Not a “kept in the dark and fed bullshit” reference, just this week’s episode of Good Eats Reloaded. I don’t cook with mushrooms as much as I used to, because most of the people I’ve been cooking with the last 20-some years don’t like them. But since there’s nobody around…
Related, Alton Brown has a number of new videos on Youtube, in his new Pantry Raid and Quarantine Quitchen mini-shows, along with some extras from Reloaded, including a short video on knives.
The New York Times suddenly has something nice to say about moving manufacturing back to the US, as New Yorkers are afflicted with a devastating kettlebell shortage.
I particularly love the bit where someone finally managed to order one, twice, and both times it was stolen off of his porch after being delivered. I’m guessing that had less to do with it being a kettlebell than with him being in New York City.
The story actually covers the fact that pretty much all fitness equipment is out of stock, but only makes the Chinese manufacturing connection for kettlebells, despite the fact that most of the stuff is made there, and even their knockoff products are hard to find right now.
Speaking of which, I enjoyed the Amazon review of a random-brand knockoff of the TRX Xmount, which said it was just as good as the much more expensive one, even with the poor welds. Yeah, “poor welds” is just what I’m looking for in a product designed to hold my bodyweight and keep me from smacking my head into the floor.
This year’s playbook really is Demolition Man, where those calling to “defund the police” claim they just mean “reform and retask them for social justice”, but really mean get rid of cops, a policy leading to peaceful conflict resolution, as ably illustrated in this documentary clip.
Actual headline, emphasis added:
San Francisco may stop hiring cops with records of misconduct
With both wildfire and fireworks season coming on fast, I saw a bunch of signs from this group while I was out shopping today. Not looking up your acronym in a dictionary before ordering billboards makes you look a bit naïve…

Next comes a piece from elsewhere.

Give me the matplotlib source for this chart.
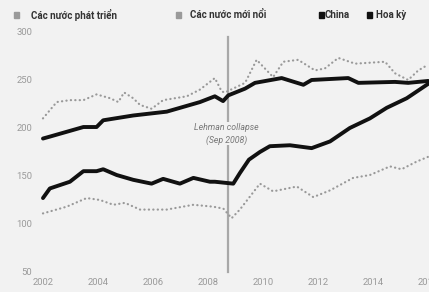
import matplotlib
matplotlib.use('Agg')
import matplotlib.pyplot as plt

# Index values (fractional years)
dev_years = [2002.0, 2002.5, 2002.98, 2003.47, 2003.95, 2004.44, 2004.74, 2004.95, 2005.28,
             2005.53, 2005.95, 2006.37, 2007.23, 2007.71, 2008.25, 2008.5, 2008.62, 2009.35,
             2009.77, 2010.37, 2010.74, 2011.28, 2011.89, 2012.25, 2012.74, 2013.35, 2014.44,
             2014.8, 2015.28, 2015.65, 2016.01]
dev_vals = [210, 227, 229, 229, 235, 231, 227, 237, 231,
            224, 220, 229, 233, 240, 252, 238, 237, 247,
            271, 253, 269, 271, 260, 262, 273, 267, 269,
            257, 250, 260, 266]

emg_years = [2002.0, 2002.86, 2003.59, 2004.07, 2004.56, 2004.98, 2005.53, 2006.5, 2007.47,
             2008.19, 2008.56, 2008.86, 2009.16, 2009.89, 2010.37, 2011.23, 2011.83, 2012.44,
             2013.28, 2013.89, 2014.62, 2015.04, 2015.59, 2016.01]
emg_vals = [111, 118, 127, 125, 120, 122, 115, 115, 120,
            118, 116, 106, 115, 142, 134, 139, 128, 135,
            148, 151, 160, 157, 165, 170]

china_years = [2002.0, 2002.25, 2003.47, 2003.95, 2004.19, 2005.28, 2006.5, 2007.71, 2008.25,
               2008.55, 2008.74, 2009.35, 2009.71, 2010.68, 2011.47, 2011.77, 2013.1, 2013.47,
               2014.8, 2015.28, 2016.01]
china_vals = [189, 191, 201, 201, 208, 213, 217, 227, 233,
              228, 234, 241, 247, 252, 245, 250, 252, 247,
              248, 247, 249]

us_years = [2002.0, 2002.25, 2002.98, 2003.47, 2003.95, 2004.19, 2004.68, 2005.28, 2005.95,
            2006.37, 2006.98, 2007.47, 2008.07, 2008.25, 2008.92, 2009.16, 2009.49, 2009.89,
            2010.25, 2010.98, 2011.77, 2012.44, 2013.16, 2013.89, 2014.5, 2015.23, 2016.01]
us_vals = [127, 137, 144, 155, 155, 157, 151, 146, 142,
           147, 142, 148, 144, 144, 142, 153, 167, 175,
           181, 182, 179, 186, 200, 210, 221, 231, 246]

lehman_year = 2008.72
x_ticks = [2002, 2004, 2006, 2008, 2010, 2012, 2014, 2016]
y_ticks = [50, 100, 150, 200, 250, 300]

legend_labels = ['Các nước phát triển', 'Các nước mới nổi', 'China', 'Hoa kỳ']

bg = '#f2f2f2'
W, H = 429, 292
fig = plt.figure(figsize=(W / 100, H / 100), dpi=100, facecolor=bg)
ax = fig.add_axes([35 / W, 1 - 276 / H, 410 / W, 254 / H], facecolor=bg)

dots = (0, (0.1, 1.9))
ax.plot(dev_years, dev_vals, color='#999999', lw=1.6, ls=dots, dash_capstyle='round')
ax.plot(emg_years, emg_vals, color='#999999', lw=1.6, ls=dots, dash_capstyle='round')
ax.plot(china_years, china_vals, color='#111111', lw=2.8, solid_capstyle='round')
ax.plot(us_years, us_vals, color='#111111', lw=2.8, solid_capstyle='round')

ax.plot([lehman_year, lehman_year], [50, 295], color='#a8a8a8', lw=1.6, zorder=1)
ax.text(lehman_year - 0.05, 194, 'Lehman collapse\n(Sep 2008)', ha='center', va='center',
        fontsize=6.3, style='italic', color='#777777', family='Roboto', linespacing=1.4,
        bbox=dict(facecolor=bg, edgecolor='none', pad=0.5), zorder=2)

ax.set_xlim(2001.71, 2016.62)
ax.set_ylim(45.8, 310.4)
ax.set_xticks(x_ticks)
ax.set_yticks(y_ticks)
ax.tick_params(length=0, labelsize=6.8, labelcolor='#9a9a9a')
ax.tick_params(axis='x', pad=1.5)
ax.tick_params(axis='y', pad=2)
for lab in ax.get_xticklabels() + ax.get_yticklabels():
    lab.set_family('Roboto')
for s in ax.spines.values():
    s.set_visible(False)

# legend row on top
def fx(px):
    return px / W

def fy(py):
    return 1 - py / H

sq_y = 15
fig.patches.append(plt.Rectangle((fx(14), fy(18)), 5 / W, 6 / H, transform=fig.transFigure,
                                 color='#9a9a9a'))
fig.text(fx(31), fy(sq_y), legend_labels[0], fontsize=7, fontweight='bold', color='#333333',
         va='center', family='Roboto')
fig.patches.append(plt.Rectangle((fx(176), fy(18)), 5 / W, 6 / H, transform=fig.transFigure,
                                 color='#9a9a9a'))
fig.text(fx(190), fy(sq_y), legend_labels[1], fontsize=7, fontweight='bold', color='#333333',
         va='center', family='Roboto')
fig.patches.append(plt.Rectangle((fx(319), fy(18)), 5 / W, 6 / H, transform=fig.transFigure,
                                 color='#111111'))
fig.text(fx(325), fy(sq_y), legend_labels[2], fontsize=7, fontweight='bold', color='#333333',
         va='center', family='Roboto')
fig.patches.append(plt.Rectangle((fx(367), fy(18)), 5 / W, 6 / H, transform=fig.transFigure,
                                 color='#111111'))
fig.text(fx(376), fy(sq_y), legend_labels[3], fontsize=7, fontweight='bold', color='#333333',
         va='center', family='Roboto')

fig.savefig('out.png', dpi=100, facecolor=bg)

My new Okabashi sandals, ordered Sunday with the promise of delivery sometime next week, arrived today. But what’s unexpected is that their new-rubber scent smells remarkably like pipe tobacco. Specifically, Captain Black.
I was baking bread while chatting with an old friend and potential new co-worker, and when it came time to preheat the oven, I forgot that I’d stashed a package of Costco pastries in there a few hours earlier.
Surprisingly, twenty minutes of warming to 350°F had done them no serious harm, but since the clear plastic container had turned milk-white, I decided not to find out what sort of outgassing might have taken place.